§ **Direction**: Leave out the pictures and return every entry exactly as it appears.

§ **Data extract**:
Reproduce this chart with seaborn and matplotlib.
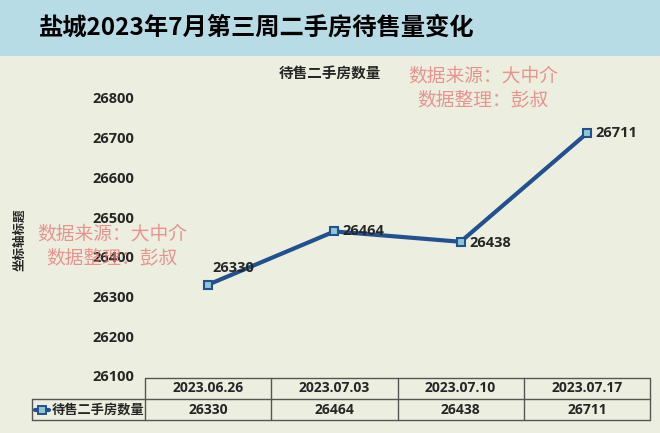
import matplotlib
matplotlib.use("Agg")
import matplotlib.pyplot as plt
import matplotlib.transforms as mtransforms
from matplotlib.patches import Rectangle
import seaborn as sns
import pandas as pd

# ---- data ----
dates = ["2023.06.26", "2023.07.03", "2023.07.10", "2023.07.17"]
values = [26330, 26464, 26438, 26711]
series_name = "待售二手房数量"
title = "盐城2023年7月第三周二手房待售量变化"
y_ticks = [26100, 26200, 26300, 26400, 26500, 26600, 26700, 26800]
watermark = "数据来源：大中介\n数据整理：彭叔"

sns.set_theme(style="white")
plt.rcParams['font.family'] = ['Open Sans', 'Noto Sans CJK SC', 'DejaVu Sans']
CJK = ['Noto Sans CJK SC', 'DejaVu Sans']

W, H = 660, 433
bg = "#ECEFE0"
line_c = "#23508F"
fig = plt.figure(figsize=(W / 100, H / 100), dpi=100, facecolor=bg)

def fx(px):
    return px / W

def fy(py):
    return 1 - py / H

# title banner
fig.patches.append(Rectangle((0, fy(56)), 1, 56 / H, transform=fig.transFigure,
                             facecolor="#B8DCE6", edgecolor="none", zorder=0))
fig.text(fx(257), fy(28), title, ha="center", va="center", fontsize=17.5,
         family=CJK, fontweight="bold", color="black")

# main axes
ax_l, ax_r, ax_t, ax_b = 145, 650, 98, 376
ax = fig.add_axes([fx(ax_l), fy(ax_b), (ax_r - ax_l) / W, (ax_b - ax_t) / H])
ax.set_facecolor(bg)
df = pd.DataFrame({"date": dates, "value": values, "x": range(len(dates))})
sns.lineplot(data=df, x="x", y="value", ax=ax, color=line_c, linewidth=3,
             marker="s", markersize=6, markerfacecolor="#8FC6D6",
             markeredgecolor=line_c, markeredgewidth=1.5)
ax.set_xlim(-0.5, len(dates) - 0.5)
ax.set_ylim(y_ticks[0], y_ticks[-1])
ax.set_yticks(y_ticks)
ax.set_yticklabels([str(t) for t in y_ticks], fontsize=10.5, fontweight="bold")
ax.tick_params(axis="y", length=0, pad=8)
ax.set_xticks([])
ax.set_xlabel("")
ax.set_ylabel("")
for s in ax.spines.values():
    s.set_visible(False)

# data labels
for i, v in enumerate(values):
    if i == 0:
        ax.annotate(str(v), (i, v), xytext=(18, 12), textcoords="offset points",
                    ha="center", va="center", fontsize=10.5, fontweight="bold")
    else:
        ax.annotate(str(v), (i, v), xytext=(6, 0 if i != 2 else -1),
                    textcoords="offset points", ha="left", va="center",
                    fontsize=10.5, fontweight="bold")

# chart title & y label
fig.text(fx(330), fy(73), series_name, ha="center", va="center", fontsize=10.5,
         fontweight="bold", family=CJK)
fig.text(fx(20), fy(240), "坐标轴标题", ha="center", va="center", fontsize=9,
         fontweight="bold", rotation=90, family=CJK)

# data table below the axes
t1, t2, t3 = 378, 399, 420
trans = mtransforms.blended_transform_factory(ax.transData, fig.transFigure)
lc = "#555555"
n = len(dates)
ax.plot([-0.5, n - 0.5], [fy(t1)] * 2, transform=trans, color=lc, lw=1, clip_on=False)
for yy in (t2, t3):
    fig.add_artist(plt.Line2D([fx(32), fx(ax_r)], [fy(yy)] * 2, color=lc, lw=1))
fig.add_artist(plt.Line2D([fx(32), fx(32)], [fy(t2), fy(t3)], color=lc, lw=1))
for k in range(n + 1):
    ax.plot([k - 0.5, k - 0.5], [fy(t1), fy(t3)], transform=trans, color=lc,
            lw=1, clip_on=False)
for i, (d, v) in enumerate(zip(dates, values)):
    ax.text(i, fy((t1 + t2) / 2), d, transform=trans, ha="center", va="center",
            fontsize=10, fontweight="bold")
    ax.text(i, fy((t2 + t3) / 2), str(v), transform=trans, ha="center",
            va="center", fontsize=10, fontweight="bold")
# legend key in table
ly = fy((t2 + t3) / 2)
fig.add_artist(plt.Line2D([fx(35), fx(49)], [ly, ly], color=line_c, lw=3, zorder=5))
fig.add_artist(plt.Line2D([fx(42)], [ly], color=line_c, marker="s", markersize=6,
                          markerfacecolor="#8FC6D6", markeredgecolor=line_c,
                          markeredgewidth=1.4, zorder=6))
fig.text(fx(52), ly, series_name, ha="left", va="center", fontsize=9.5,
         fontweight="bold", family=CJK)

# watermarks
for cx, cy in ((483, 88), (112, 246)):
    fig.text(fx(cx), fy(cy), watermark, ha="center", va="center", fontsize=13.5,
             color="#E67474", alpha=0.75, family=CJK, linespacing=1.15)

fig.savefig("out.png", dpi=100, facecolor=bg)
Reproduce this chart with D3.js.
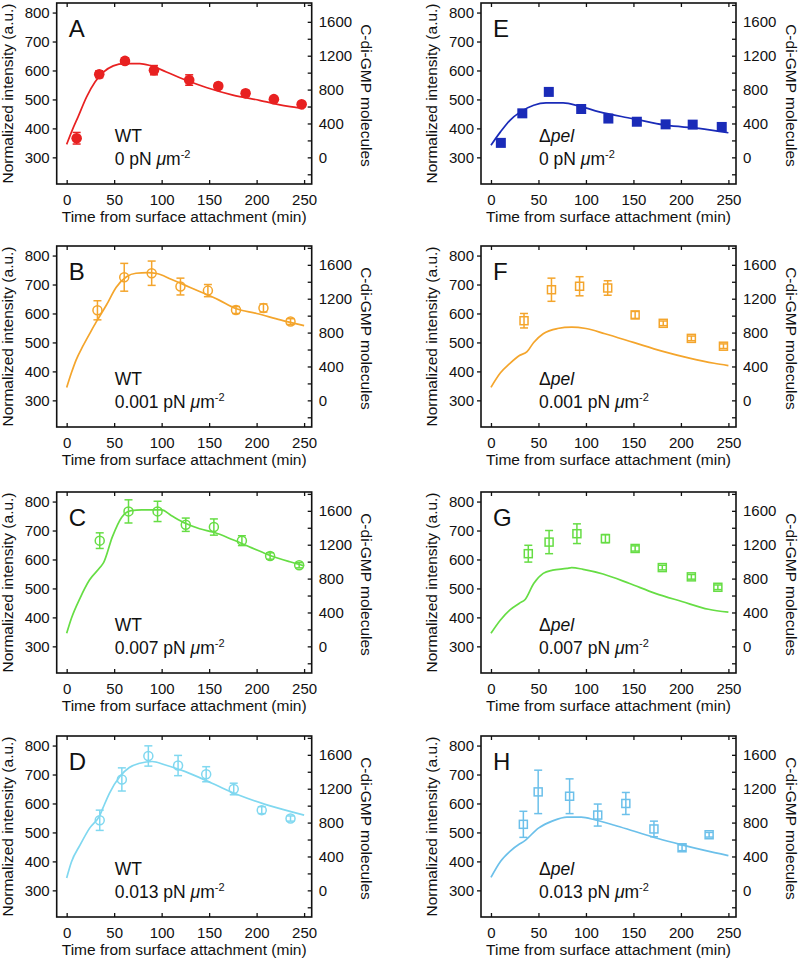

§ **Result below**:
Reproduce this chart with seaborn and matplotlib.
import matplotlib
matplotlib.use("Agg")
import matplotlib.pyplot as plt
import matplotlib.transforms as mtransforms
from matplotlib.patches import Rectangle
import seaborn as sns
import pandas as pd

# ---- data ----
dates = ["2023.06.26", "2023.07.03", "2023.07.10", "2023.07.17"]
values = [26330, 26464, 26438, 26711]
series_name = "待售二手房数量"
title = "盐城2023年7月第三周二手房待售量变化"
y_ticks = [26100, 26200, 26300, 26400, 26500, 26600, 26700, 26800]
watermark = "数据来源：大中介\n数据整理：彭叔"

sns.set_theme(style="white")
plt.rcParams['font.family'] = ['Open Sans', 'Noto Sans CJK SC', 'DejaVu Sans']
CJK = ['Noto Sans CJK SC', 'DejaVu Sans']

W, H = 660, 433
bg = "#ECEFE0"
line_c = "#23508F"
fig = plt.figure(figsize=(W / 100, H / 100), dpi=100, facecolor=bg)

def fx(px):
    return px / W

def fy(py):
    return 1 - py / H

# title banner
fig.patches.append(Rectangle((0, fy(56)), 1, 56 / H, transform=fig.transFigure,
                             facecolor="#B8DCE6", edgecolor="none", zorder=0))
fig.text(fx(257), fy(28), title, ha="center", va="center", fontsize=17.5,
         family=CJK, fontweight="bold", color="black")

# main axes
ax_l, ax_r, ax_t, ax_b = 145, 650, 98, 376
ax = fig.add_axes([fx(ax_l), fy(ax_b), (ax_r - ax_l) / W, (ax_b - ax_t) / H])
ax.set_facecolor(bg)
df = pd.DataFrame({"date": dates, "value": values, "x": range(len(dates))})
sns.lineplot(data=df, x="x", y="value", ax=ax, color=line_c, linewidth=3,
             marker="s", markersize=6, markerfacecolor="#8FC6D6",
             markeredgecolor=line_c, markeredgewidth=1.5)
ax.set_xlim(-0.5, len(dates) - 0.5)
ax.set_ylim(y_ticks[0], y_ticks[-1])
ax.set_yticks(y_ticks)
ax.set_yticklabels([str(t) for t in y_ticks], fontsize=10.5, fontweight="bold")
ax.tick_params(axis="y", length=0, pad=8)
ax.set_xticks([])
ax.set_xlabel("")
ax.set_ylabel("")
for s in ax.spines.values():
    s.set_visible(False)

# data labels
for i, v in enumerate(values):
    if i == 0:
        ax.annotate(str(v), (i, v), xytext=(18, 12), textcoords="offset points",
                    ha="center", va="center", fontsize=10.5, fontweight="bold")
    else:
        ax.annotate(str(v), (i, v), xytext=(6, 0 if i != 2 else -1),
                    textcoords="offset points", ha="left", va="center",
                    fontsize=10.5, fontweight="bold")

# chart title & y label
fig.text(fx(330), fy(73), series_name, ha="center", va="center", fontsize=10.5,
         fontweight="bold", family=CJK)
fig.text(fx(20), fy(240), "坐标轴标题", ha="center", va="center", fontsize=9,
         fontweight="bold", rotation=90, family=CJK)

# data table below the axes
t1, t2, t3 = 378, 399, 420
trans = mtransforms.blended_transform_factory(ax.transData, fig.transFigure)
lc = "#555555"
n = len(dates)
ax.plot([-0.5, n - 0.5], [fy(t1)] * 2, transform=trans, color=lc, lw=1, clip_on=False)
for yy in (t2, t3):
    fig.add_artist(plt.Line2D([fx(32), fx(ax_r)], [fy(yy)] * 2, color=lc, lw=1))
fig.add_artist(plt.Line2D([fx(32), fx(32)], [fy(t2), fy(t3)], color=lc, lw=1))
for k in range(n + 1):
    ax.plot([k - 0.5, k - 0.5], [fy(t1), fy(t3)], transform=trans, color=lc,
            lw=1, clip_on=False)
for i, (d, v) in enumerate(zip(dates, values)):
    ax.text(i, fy((t1 + t2) / 2), d, transform=trans, ha="center", va="center",
            fontsize=10, fontweight="bold")
    ax.text(i, fy((t2 + t3) / 2), str(v), transform=trans, ha="center",
            va="center", fontsize=10, fontweight="bold")
# legend key in table
ly = fy((t2 + t3) / 2)
fig.add_artist(plt.Line2D([fx(35), fx(49)], [ly, ly], color=line_c, lw=3, zorder=5))
fig.add_artist(plt.Line2D([fx(42)], [ly], color=line_c, marker="s", markersize=6,
                          markerfacecolor="#8FC6D6", markeredgecolor=line_c,
                          markeredgewidth=1.4, zorder=6))
fig.text(fx(52), ly, series_name, ha="left", va="center", fontsize=9.5,
         fontweight="bold", family=CJK)

# watermarks
for cx, cy in ((483, 88), (112, 246)):
    fig.text(fx(cx), fy(cy), watermark, ha="center", va="center", fontsize=13.5,
             color="#E67474", alpha=0.75, family=CJK, linespacing=1.15)

fig.savefig("out.png", dpi=100, facecolor=bg)
Reproduce this chart with D3.js.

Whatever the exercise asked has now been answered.